Pendapat itu dilontarkan pakar hukum telematika Universitas Indonesia, Edmon Makarim saat dihadirkan sebagai ahli dalam sidang pengujian Undang-Undang (UU) Nomor 11 Tahun 2008 tentang Informasi dan Transaksi Elektronik (ITE), yang diajukan mantan Ketua DPR RI, Setya Novanto di Mahkamah Konstitusi (MK).
“Informasi elektronik dihasilkan oleh suatu sistem elektronik, sehingga dasar asumsi hukumnya adalah suatu informasi yang layak dipercaya karena berasal dari sistem yang layak dipercaya,” papar Edmon, sebagaimana tertuang dalam putusan MK Nomor 20/PUU-XIV/2016, dikutip Sabtu (10/9).

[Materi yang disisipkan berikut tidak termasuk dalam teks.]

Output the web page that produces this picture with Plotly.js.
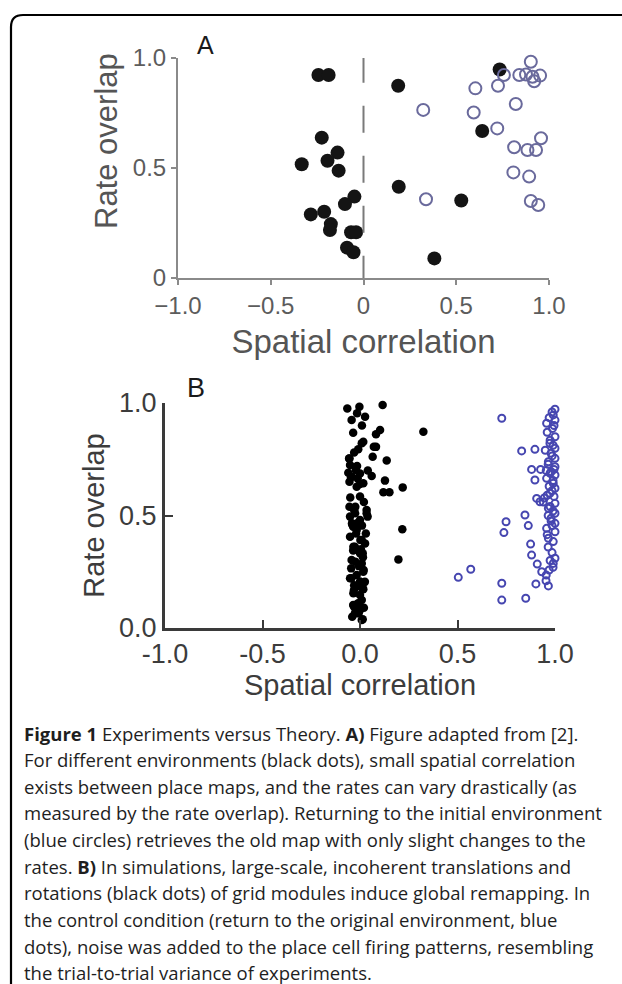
<!DOCTYPE html>
<html>
<head>
<meta charset="utf-8">
<script src="https://cdn.plot.ly/plotly-3.0.1.min.js"></script>
<style>
html,body{margin:0;padding:0;background:#fff;}
#chart{width:622px;height:984px;}
</style>
</head>
<body>
<div id="chart"></div>
<script>
// ---------- Panel A (experiments) ----------
const aDiffX = [-0.243,-0.188,0.187,0.734,0.640,-0.225,-0.140,-0.194,-0.333,-0.134,0.190,0.527,-0.049,-0.100,-0.212,-0.284,-0.176,-0.181,-0.067,-0.040,-0.089,-0.054,0.382];
const aDiffY = [0.923,0.923,0.874,0.948,0.668,0.638,0.570,0.533,0.517,0.488,0.415,0.352,0.370,0.336,0.301,0.289,0.245,0.218,0.208,0.208,0.138,0.117,0.089];
const aSameX = [0.322,0.337,0.603,0.594,0.725,0.757,0.721,0.821,0.902,0.840,0.876,0.911,0.952,0.920,0.812,0.884,0.930,0.957,0.808,0.893,0.902,0.942];
const aSameY = [0.764,0.358,0.862,0.752,0.874,0.923,0.680,0.791,0.983,0.923,0.925,0.915,0.920,0.894,0.594,0.582,0.582,0.635,0.480,0.461,0.350,0.332];

// ---------- Panel B (simulations) ----------
const bRemapX = [-0.065,-0.003,0.026,0.116,-0.043,-0.035,0.082,0.103,0.325,0.009,-0.009,0.082,0.065,0.137,-0.054,-0.051,-0.021,0.000,-0.043,0.060,-0.054,0.017,-0.017,0.128,0.219,0.120,0.151,0.000,-0.054,-0.030,0.039,-0.051,0.000,-0.035,-0.017,-0.051,0.009,0.026,-0.026,0.000,-0.043,0.009,0.017,-0.017,-0.051,0.000,0.017,-0.031,0.000,0.009,-0.035,0.000,-0.026,0.009,0.217,0.197,-0.015,0.017,-0.046,-0.012,-0.024,0.034,-0.041,-0.015,0.002,-0.034,0.014,-0.024,0.019,-0.044,0.014,-0.034,-0.031,-0.007,0.014,0.034,-0.056,0.071,
  -0.040,-0.010,0.020,-0.030,0.000,0.025,-0.045,-0.005,0.015,-0.035,0.005,-0.020,0.030,-0.040,0.010,-0.025,0.020,-0.050,0.000,-0.015,0.040,-0.060,-0.030,0.010];
const bRemapY = [0.976,0.983,0.939,0.991,0.924,0.868,0.861,0.880,0.872,0.821,0.794,0.805,0.761,0.744,0.753,0.724,0.702,0.687,0.673,0.676,0.650,0.643,0.628,0.655,0.625,0.603,0.603,0.584,0.539,0.524,0.495,0.495,0.480,0.450,0.436,0.406,0.391,0.376,0.361,0.332,0.302,0.287,0.250,0.236,0.221,0.207,0.172,0.169,0.147,0.124,0.102,0.080,0.065,0.036,0.439,0.305,0.954,0.828,0.670,0.665,0.539,0.524,0.465,0.465,0.391,0.361,0.332,0.295,0.258,0.221,0.176,0.154,0.095,0.065,0.039,0.510,0.753,0.806,
  0.050,0.110,0.090,0.190,0.185,0.205,0.265,0.275,0.315,0.345,0.350,0.420,0.420,0.460,0.455,0.510,0.560,0.580,0.640,0.720,0.700,0.690,0.780,0.900];
const bReturnX = [0.727,0.829,0.897,0.880,0.926,0.897,0.846,0.749,0.738,0.863,0.875,0.880,0.909,0.932,0.504,0.568,0.727,0.727,0.850,0.902,0.954,0.966,1.000,0.991,1.000,0.957,0.987,1.000,0.974,1.000,0.980,1.000,0.966,1.000,0.980,1.000,0.957,0.991,1.000,0.974,0.906,0.923,1.000,0.966,1.000,0.980,1.000,0.957,1.000,0.966,0.991,1.000,0.991,0.970,
  0.985,0.970,0.995,0.960,0.975,0.990,0.950,0.985,0.965,0.995,0.975,0.955,0.990,0.970,0.985,0.960,0.995,0.945,0.975,0.990,0.965,0.980,0.985,0.940,0.960,0.975,0.990,0.955,0.985,0.965];
const bReturnY = [0.932,0.787,0.794,0.705,0.705,0.658,0.502,0.472,0.424,0.455,0.373,0.324,0.284,0.250,0.225,0.261,0.199,0.124,0.132,0.196,0.210,0.187,0.972,0.947,0.924,0.910,0.887,0.850,0.821,0.799,0.777,0.754,0.739,0.717,0.695,0.680,0.665,0.643,0.621,0.599,0.576,0.561,0.554,0.532,0.510,0.488,0.465,0.443,0.428,0.399,0.384,0.310,0.287,0.258,
  0.960,0.935,0.900,0.870,0.835,0.812,0.790,0.765,0.728,0.705,0.688,0.700,0.655,0.630,0.610,0.590,0.585,0.578,0.540,0.520,0.500,0.475,0.455,0.560,0.415,0.300,0.270,0.235,0.335,0.360];

// ---------- Ticks ----------
const aXTickVals = [-1,-0.5,0,0.5,1];
const aXTickText = ['\u22121.0','\u22120.5','0','0.5','1.0'];
const aYTickVals = [0,0.5,1];
const aYTickText = ['0','0.5','1.0'];
const bXTickVals = [-1,-0.5,0,0.5,1];
const bXTickText = ['-1.0','-0.5','0.0','0.5','1.0'];
const bYTickVals = [0,0.5,1];
const bYTickText = ['0.0','0.5','1.0'];

// ---------- Caption ----------
const captionLines = [
 '<b>Figure 1</b> Experiments versus Theory. <b>A)</b> Figure adapted from [2].',
 'For different environments (black dots), small spatial correlation',
 'exists between place maps, and the rates can vary drastically (as',
 'measured by the rate overlap). Returning to the initial environment',
 '(blue circles) retrieves the old map with only slight changes to the',
 'rates. <b>B)</b> In simulations, large-scale, incoherent translations and',
 'rotations (black dots) of grid modules induce global remapping. In',
 'the control condition (return to the original environment, blue',
 'dots), noise was added to the place cell firing patterns, resembling',
 'the trial-to-trial variance of experiments.'
];

const W = 622, H = 984;
const px = v => v / W;
const py = v => 1 - v / H;

const traces = [
  {x:aDiffX, y:aDiffY, xaxis:'x', yaxis:'y', type:'scatter', mode:'markers', cliponaxis:false,
   marker:{size:14, color:'#141414', line:{width:0}}, name:'different environments'},
  {x:aSameX, y:aSameY, xaxis:'x', yaxis:'y', type:'scatter', mode:'markers', cliponaxis:false,
   marker:{size:12, symbol:'circle-open', color:'#6a6a9c', line:{width:2}}, name:'return'},
  {x:bRemapX, y:bRemapY, xaxis:'x2', yaxis:'y2', type:'scatter', mode:'markers', cliponaxis:false,
   marker:{size:8.5, color:'#000000', line:{width:0}}, name:'remapping'},
  {x:bReturnX, y:bReturnY, xaxis:'x2', yaxis:'y2', type:'scatter', mode:'markers', cliponaxis:false,
   marker:{size:7, symbol:'circle-open', color:'#4646b0', line:{width:2}}, name:'control'}
];

const fontFam = 'Liberation Sans, Arial, Helvetica, sans-serif';
const axA = {showgrid:false, zeroline:false, showline:true, linecolor:'#8a8a8a', linewidth:2,
  ticks:'outside', ticklen:5, tickwidth:2, tickcolor:'#8a8a8a', fixedrange:true};
const axB = {showgrid:false, zeroline:false, showline:true, linecolor:'#3a3a3a', linewidth:3,
  ticks:'inside', ticklen:8, tickwidth:2, tickcolor:'#3a3a3a', fixedrange:true};

const annotations = [
  {text:'A', xref:'paper', yref:'paper', x:px(205), y:py(45), showarrow:false, xanchor:'center', yanchor:'middle',
   font:{family:fontFam, size:25, color:'#1a1a1a'}},
  {text:'B', xref:'paper', yref:'paper', x:px(196), y:py(388), showarrow:false, xanchor:'center', yanchor:'middle',
   font:{family:fontFam, size:27, color:'#1a1a1a'}},
  {text:'Rate overlap', xref:'paper', yref:'paper', x:px(106), y:py(141), showarrow:false, textangle:-90,
   xanchor:'center', yanchor:'middle', font:{family:fontFam, size:31, color:'#555'}}
];
captionLines.forEach((t,i) => {
  annotations.push({text:t, xref:'paper', yref:'paper', x:px(22), y:py(733 + 26.65*i), showarrow:false,
    xanchor:'left', yanchor:'middle', align:'left',
    font:{family:'Open Sans, Noto Sans, sans-serif', size:18.5, color:'#1e1e1e'}});
});

const layout = {
  width:W, height:H, margin:{l:0,r:0,t:0,b:0}, showlegend:false,
  paper_bgcolor:'#ffffff', plot_bgcolor:'rgba(0,0,0,0)',
  font:{family:fontFam},
  xaxis:Object.assign({}, axA, {domain:[px(178), px(549)], range:[-1,1], anchor:'y',
    tickvals:aXTickVals, ticktext:aXTickText, tickfont:{size:24, color:'#5c5c5c'},
    title:{text:'Spatial correlation', font:{size:33, color:'#555'}, standoff:12}}),
  yaxis:Object.assign({}, axA, {domain:[py(278), py(58)], range:[0,1], anchor:'x',
    tickvals:aYTickVals, ticktext:aYTickText, tickfont:{size:24, color:'#5c5c5c'}}),
  xaxis2:Object.assign({}, axB, {domain:[px(165), px(555)], range:[-1,1], anchor:'y2',
    tickvals:bXTickVals, ticktext:bXTickText, tickfont:{size:27, color:'#3c3c3c'},
    title:{text:'Spatial correlation', font:{size:29, color:'#3c3c3c'}, standoff:5}}),
  yaxis2:Object.assign({}, axB, {domain:[py(628), py(403)], range:[0,1], anchor:'x2',
    tickvals:bYTickVals, ticktext:bYTickText, tickfont:{size:27, color:'#3c3c3c'},
    title:{text:'Rate overlap', font:{size:29, color:'#3c3c3c'}, standoff:6}}),
  shapes:[
    {type:'line', xref:'x', yref:'y', x0:0, x1:0, y0:1.01, y1:0,
     line:{color:'#7a7a7a', width:2, dash:'27px,23px'}},
    {type:'path', xref:'paper', yref:'paper',
     path:`M ${px(11)},${py(990)} L ${px(11)},${py(27)} Q ${px(11)},${py(15)} ${px(23)},${py(15)} L ${px(630)},${py(15)}`,
     line:{color:'#000', width:2.2}}
  ],
  annotations:annotations
};

Plotly.newPlot('chart', traces, layout, {displayModeBar:false, staticPlot:true});
</script>
</body>
</html>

Lebih jelas Edmon mengatakan, seseorang bisa dianggap telah melanggar hak privasi, jika dalam upaya merekam suatu pertemuan tidak didasarkan atas persetujuan seluruh pihak. Bahkan, sambung Edmon, sesuai dengan rezim intellectual property right, suatu hasil rekaman pertemuan adalah hak atau milik seluruh pihak yang hadir.
“Hal itu sudah diatur dalam UU ITE yang menyatakan bahwa seseorang dapat mengajukan gugatan karena pelanggaran privasi. Sesuatu yang direkam oleh orang lain tetap milik dari orang yang direkam atau dengan kata lain hak cipta tetap ada pada orang yang direkam,” tegasnya mantan Staf Ahli Bidang Hukum Departemen Komunikasi dan Informatika.
Seperti diketahui, gugatan Setnov tentang uji materi UU ITE dilakukan demi merespon penanganan kasus pemufakatan jahat dalam perpanjangan izin tambang Pt Freeport Indonesia (FI), yang diduga oleh Kejaksaan Agung dilakukan olehnya. Permohonan uji materi UU ITE itu ini pun dikabulkan seluruhnya oleh Majelis Hakim MK.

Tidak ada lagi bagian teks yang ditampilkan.